BANGKOK - Gunmen killed an antigovernment activist and wounded two others Saturday in an attack near a protest camp in Thailand's capital, while protesters elsewhere blocked candidates from registering for elections, deepening a political crisis that threatens to derail democracy in the Southeast Asian nation.

Registration for the Feb. 2 polls was suspended in four of the country's 76 provinces, all four in the south, where the demonstrators, who are seeking to oust Prime Minister Yingluck Shinawatra, enjoy support.

The events followed comments Friday by the powerful army chief in which he declined to rule out the possibility of a coup in the country, which is a major U.S. ally, Southeast Asia's second-largest economy, and a popular tourist destination.

The long-running dispute between Thailand's bitterly divided political factions flared anew in November after Yingluck's elected government tried to introduce an amnesty bill for her brother, former Prime Minister Thaksin Shinawatra, to enable him to return to Thailand from self-imposed exile and escape a jail term for corruption.

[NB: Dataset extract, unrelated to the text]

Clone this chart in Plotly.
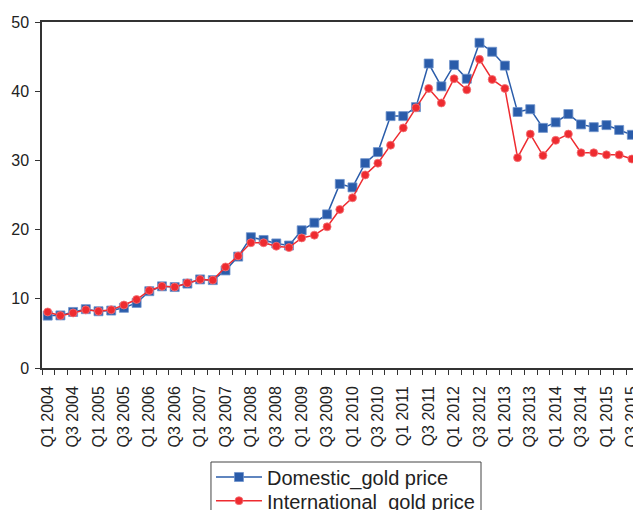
import plotly.graph_objects as go

years = list(range(2004, 2016))
quarters = [f"Q{q} {y}" for y in years for q in (1, 2, 3, 4)]

domestic = [
    7.57, 7.6, 8.1, 8.5,
    8.2, 8.3, 8.7, 9.4,
    11.1, 11.8, 11.7, 12.2,
    12.8, 12.7, 14.1, 16.1,
    18.9, 18.5, 18.0, 17.7,
    19.9, 21.0, 22.2, 26.6,
    26.1, 29.6, 31.2, 36.4,
    36.4, 37.7, 44.0, 40.7,
    43.8, 41.8, 47.0, 45.7,
    43.7, 37.0, 37.4, 34.7,
    35.5, 36.7, 35.2, 34.8,
    35.1, 34.4, 33.7, 32.0,
]
international = [
    8.1, 7.57, 7.96, 8.4,
    8.2, 8.4, 9.1, 9.9,
    11.2, 11.8, 11.7, 12.3,
    12.8, 12.7, 14.6, 16.2,
    18.1, 18.1, 17.6, 17.4,
    18.8, 19.2, 20.4, 22.9,
    24.6, 27.9, 29.6, 32.2,
    34.7, 37.6, 40.4, 38.3,
    41.8, 40.2, 44.6, 41.7,
    40.4, 30.4, 33.8, 30.7,
    32.9, 33.8, 31.1, 31.1,
    30.8, 30.8, 30.2, 28.8,
]
y_ticks = [0, 10, 20, 30, 40, 50]

idx = list(range(len(quarters)))
label_vals = [i for i in idx if i % 2 == 0]
label_text = [quarters[i] for i in label_vals]
tick_marks = [i - 0.45 for i in idx]

fig = go.Figure()
fig.add_trace(go.Scatter(
    x=idx, y=domestic, name="Domestic_gold price", mode="lines+markers",
    line=dict(color="#2A5CAA", width=1.5),
    marker=dict(symbol="square", size=9, color="#2A5CAA",
                line=dict(color="#6F93CC", width=0.8)),
    legend="legend",
))
fig.add_trace(go.Scatter(
    x=idx, y=international, name="International_gold price", mode="lines+markers",
    line=dict(color="#EE2B30", width=1.5),
    marker=dict(symbol="circle", size=8, color="#EE2B30",
                line=dict(color="#F47478", width=0.8)),
    legend="legend2",
))

leg_common = dict(
    xanchor="left", yanchor="middle",
    bgcolor="rgba(0,0,0,0)", borderwidth=0,
    font=dict(size=20, color="#222222"),
    itemwidth=46,
)

fig.update_layout(
    width=633, height=502,
    margin=dict(l=34, r=0, t=14, b=142, autoexpand=False),
    paper_bgcolor="white", plot_bgcolor="white",
    font=dict(family="Liberation Sans, Arial, sans-serif", color="#222222"),
    showlegend=True,
    legend=dict(x=0.2821, y=-0.315, **leg_common),
    legend2=dict(x=0.2821, y=-0.3835, **leg_common),
    shapes=[dict(
        type="rect", xref="paper", yref="paper",
        x0=0.2821, x1=0.7329, y0=-0.4538, y1=-0.2717,
        line=dict(color="#444444", width=1), fillcolor="rgba(0,0,0,0)",
        layer="below",
    )],
)
fig.update_xaxes(
    range=[-0.45, 46.72],
    tickmode="array", tickvals=label_vals, ticktext=label_text,
    tickangle=-90, tickfont=dict(size=16),
    ticks="", ticklen=5,
    minor=dict(tickmode="array", tickvals=tick_marks, ticks="outside",
               ticklen=5, tickwidth=1, tickcolor="#333333", showgrid=False),
    showline=True, linecolor="#333333", linewidth=1.5, mirror=True,
    showgrid=False, zeroline=False, ticklabelstandoff=10,
)
fig.update_yaxes(
    range=[0, 50], tickmode="array", tickvals=y_ticks,
    tickfont=dict(size=16),
    ticks="outside", ticklen=5, tickwidth=1, tickcolor="#333333",
    showline=True, linecolor="#333333", linewidth=1.5,
    showgrid=False, zeroline=False, ticklabelstandoff=3,
)

fig.write_html("out.html")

Yingluck called early elections as a way of defusing the crisis, but the protesters are demanding she resign and hand over power to an unelected council to carry out reforms. They are trying to disrupt the polls, which most people believe will give her a strong mandate thanks to strong support in the north and northeast of the country.

On Thursday, protesters tried to overrun a Bangkok sports stadium where election candidates were gathering to draw lots for their positions on ballots. Two people, one of them a police officer, were shot dead.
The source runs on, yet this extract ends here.